Hooked on Swing Gold Record, Framed in good condition; Album states: Presented to Larry Elgart to commemorate the sale of over 50,000, units of the RCA Album, Hooked on Swing, January 1983. Certified Gold, Canadian Recording Industry Association. On the Album’s label three songs are listed: Hooked on Swing 6:34; Hooked on Big Bands 6:50; Hooked On A Star 6:39.
Size: 20 x 16 in.
#1326 .
Lawrence Joseph Elgart (March 20, 1922 – August 29, 2017) was an American jazz bandleader.
His Name was Larry Elgart. And the name of his game - was music. Good Music. Music that you could dance to and music that hooked you got hooked on. His Hooked On Swing recording climbed and crossed over many charts as people became hooked on this clever and contagious medley of swing standards that had many swinging and dancing in the dance clubs and discos all over America.

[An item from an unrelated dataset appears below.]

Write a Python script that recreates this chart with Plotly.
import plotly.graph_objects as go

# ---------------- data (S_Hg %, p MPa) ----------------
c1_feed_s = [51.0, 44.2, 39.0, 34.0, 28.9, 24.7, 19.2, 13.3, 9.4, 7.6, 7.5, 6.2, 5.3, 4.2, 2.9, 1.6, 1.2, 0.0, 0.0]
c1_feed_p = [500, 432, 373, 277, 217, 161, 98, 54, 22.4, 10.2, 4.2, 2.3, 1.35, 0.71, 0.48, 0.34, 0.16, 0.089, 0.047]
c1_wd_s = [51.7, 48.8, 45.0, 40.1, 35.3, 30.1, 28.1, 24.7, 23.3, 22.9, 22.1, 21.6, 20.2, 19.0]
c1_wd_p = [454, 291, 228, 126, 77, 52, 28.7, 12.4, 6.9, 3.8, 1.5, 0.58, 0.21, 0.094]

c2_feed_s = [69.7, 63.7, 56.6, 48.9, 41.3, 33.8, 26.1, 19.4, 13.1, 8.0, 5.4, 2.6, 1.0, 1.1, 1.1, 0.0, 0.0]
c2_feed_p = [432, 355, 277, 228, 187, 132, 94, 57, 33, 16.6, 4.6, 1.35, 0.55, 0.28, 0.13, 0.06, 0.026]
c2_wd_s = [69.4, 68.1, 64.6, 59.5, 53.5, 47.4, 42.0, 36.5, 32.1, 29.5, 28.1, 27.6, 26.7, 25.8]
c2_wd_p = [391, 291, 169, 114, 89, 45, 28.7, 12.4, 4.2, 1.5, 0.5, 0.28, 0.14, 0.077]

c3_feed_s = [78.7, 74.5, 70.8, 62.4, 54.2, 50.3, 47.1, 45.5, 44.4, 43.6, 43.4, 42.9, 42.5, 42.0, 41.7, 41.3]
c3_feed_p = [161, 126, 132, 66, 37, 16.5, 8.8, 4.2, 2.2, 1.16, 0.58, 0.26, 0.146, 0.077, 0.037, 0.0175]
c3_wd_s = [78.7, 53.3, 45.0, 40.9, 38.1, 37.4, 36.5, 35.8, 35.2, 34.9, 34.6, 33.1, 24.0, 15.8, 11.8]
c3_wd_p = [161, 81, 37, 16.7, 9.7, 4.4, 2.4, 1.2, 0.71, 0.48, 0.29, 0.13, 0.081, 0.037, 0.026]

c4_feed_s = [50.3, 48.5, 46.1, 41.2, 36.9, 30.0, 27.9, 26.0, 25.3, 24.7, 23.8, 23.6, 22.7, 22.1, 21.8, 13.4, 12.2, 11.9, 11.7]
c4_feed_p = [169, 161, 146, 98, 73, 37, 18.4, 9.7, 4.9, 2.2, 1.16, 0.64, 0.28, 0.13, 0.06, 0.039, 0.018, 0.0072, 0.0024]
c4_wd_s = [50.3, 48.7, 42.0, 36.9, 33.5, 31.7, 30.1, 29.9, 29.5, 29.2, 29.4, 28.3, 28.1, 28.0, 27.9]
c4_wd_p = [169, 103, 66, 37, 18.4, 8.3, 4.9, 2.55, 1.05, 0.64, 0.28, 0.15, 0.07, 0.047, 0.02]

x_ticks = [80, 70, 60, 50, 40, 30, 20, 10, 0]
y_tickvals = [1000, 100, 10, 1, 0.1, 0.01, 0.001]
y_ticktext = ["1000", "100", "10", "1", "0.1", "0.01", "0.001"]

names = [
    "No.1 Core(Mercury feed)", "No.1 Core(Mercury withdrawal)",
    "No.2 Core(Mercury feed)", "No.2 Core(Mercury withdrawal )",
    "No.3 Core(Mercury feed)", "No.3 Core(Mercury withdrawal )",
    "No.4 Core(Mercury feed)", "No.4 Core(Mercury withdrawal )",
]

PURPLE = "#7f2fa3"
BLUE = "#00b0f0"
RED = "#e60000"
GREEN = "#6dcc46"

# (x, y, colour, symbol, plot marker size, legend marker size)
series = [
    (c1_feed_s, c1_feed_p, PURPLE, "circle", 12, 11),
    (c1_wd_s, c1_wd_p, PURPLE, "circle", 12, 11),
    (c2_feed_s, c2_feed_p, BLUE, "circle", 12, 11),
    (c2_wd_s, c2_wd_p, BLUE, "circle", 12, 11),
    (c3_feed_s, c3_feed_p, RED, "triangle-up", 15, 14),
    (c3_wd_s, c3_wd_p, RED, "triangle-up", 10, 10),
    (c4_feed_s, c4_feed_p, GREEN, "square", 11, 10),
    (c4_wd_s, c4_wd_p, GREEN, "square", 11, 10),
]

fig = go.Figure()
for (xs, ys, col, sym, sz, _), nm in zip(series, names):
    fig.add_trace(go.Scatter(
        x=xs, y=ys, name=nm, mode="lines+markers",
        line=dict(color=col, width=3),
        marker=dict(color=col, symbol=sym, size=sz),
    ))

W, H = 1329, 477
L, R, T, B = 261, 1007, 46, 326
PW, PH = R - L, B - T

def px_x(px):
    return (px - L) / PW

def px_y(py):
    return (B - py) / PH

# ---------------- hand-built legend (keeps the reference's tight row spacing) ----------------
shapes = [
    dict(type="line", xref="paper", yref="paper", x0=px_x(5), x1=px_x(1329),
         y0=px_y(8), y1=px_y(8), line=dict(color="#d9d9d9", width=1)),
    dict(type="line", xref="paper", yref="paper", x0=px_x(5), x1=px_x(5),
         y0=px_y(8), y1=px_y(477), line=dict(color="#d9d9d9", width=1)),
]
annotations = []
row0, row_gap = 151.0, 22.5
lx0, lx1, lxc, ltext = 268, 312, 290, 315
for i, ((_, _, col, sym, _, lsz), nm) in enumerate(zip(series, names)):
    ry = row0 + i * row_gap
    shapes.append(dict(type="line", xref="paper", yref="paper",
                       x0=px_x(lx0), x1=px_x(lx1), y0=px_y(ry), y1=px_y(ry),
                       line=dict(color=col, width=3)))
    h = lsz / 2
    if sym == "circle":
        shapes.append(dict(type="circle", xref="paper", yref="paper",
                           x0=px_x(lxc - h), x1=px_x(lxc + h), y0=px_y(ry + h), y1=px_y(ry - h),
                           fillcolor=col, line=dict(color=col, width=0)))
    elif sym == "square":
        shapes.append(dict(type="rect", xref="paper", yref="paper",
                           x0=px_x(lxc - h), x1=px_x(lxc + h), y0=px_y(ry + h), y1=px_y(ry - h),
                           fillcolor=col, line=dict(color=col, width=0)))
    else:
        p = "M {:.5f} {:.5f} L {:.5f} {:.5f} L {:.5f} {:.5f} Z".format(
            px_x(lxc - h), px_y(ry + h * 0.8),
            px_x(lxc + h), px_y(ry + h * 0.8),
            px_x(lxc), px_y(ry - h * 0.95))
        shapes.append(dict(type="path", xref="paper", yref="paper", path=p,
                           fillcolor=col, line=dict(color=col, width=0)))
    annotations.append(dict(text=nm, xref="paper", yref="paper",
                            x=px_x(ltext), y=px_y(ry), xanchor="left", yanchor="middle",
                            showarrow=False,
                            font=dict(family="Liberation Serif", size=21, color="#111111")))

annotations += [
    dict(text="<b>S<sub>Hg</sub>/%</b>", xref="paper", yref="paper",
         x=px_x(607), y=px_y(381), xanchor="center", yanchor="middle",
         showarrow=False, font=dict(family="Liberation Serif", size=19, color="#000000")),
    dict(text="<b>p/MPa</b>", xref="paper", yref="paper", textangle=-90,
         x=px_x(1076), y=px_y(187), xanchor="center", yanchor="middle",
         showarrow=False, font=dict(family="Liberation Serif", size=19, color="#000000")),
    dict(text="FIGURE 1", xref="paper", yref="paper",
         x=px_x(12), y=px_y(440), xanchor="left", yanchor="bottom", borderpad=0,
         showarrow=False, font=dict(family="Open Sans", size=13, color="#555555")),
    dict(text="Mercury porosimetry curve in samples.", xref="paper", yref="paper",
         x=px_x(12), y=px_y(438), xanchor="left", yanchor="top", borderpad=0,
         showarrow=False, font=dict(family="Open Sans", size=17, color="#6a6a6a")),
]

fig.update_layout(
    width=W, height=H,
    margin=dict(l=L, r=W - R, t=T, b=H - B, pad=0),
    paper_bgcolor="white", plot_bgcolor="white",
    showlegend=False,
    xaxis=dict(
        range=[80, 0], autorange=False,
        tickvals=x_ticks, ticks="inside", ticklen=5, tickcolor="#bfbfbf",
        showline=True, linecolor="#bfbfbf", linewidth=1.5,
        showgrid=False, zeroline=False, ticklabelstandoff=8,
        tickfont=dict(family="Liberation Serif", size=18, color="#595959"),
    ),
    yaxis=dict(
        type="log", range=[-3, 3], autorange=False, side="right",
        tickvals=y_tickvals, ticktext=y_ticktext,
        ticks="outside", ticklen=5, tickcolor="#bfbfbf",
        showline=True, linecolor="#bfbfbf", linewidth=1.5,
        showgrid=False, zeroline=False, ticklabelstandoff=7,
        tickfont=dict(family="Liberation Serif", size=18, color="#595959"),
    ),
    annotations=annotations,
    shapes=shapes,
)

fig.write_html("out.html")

Elgart's “Hooked on Swing” was a smash success, a clever compilation and instrumental medley of swing jazz hits that included - "In the Mood", "Cherokee", "Don't Sit Under the Apple Tree", "American Patrol", "Sing, Sing, Sing", "Don't Be That Way", "Little Brown Jug", "Opus #1", "Take the A Train", "Zing Went the Strings of My Heart" and "A String of Pearls."
The song became so popular so popular it even cracked the US Billboard Pop Singles chart (at No. 31) and Adult Contemporary chart (No. 20).
Moreover it earned Larry Elgart Gold Records for the successful sales and originality exemplified and amplified in his Hook on Swing recording.
Elgart’s Four Gold records are proudly presented and offered in the Sarasota Estate Auction taking place November 4th and 5th 2023.
For many, four gold records would be the top of the mountaintop of career, but for Larry Elgart, while it was something to be proud of, what gave him great joy was that he created music that he wanted to play and played it for so long. In a storied and prolific career, this jazz musician born in 1922 in New London, Connecticut in 1922, played the Alto saxophone and was a bandleader from the days when nightclubs flourished.
From his first recording -Impressions of Outer Space (Brunswick, 1953) to his last Bandstand Boogie (2003) Elgart enjoyed success and recognition in the recording industry, receiving a Grammy nomination for His 1959 album, "New Sounds at the Roosevelt."
But to Larry Elgart what gave him true joy was creating beautiful, catchy and music that you could dance to and be hooked by. No greater case can be made for that the little tune he created with his brother Les, when he recorded "Bandstand Boogie," the theme to the long-running dance show American Bandstand- for the legendary television show originally hosted by Bob Horn, and two years later, by Dick Clark.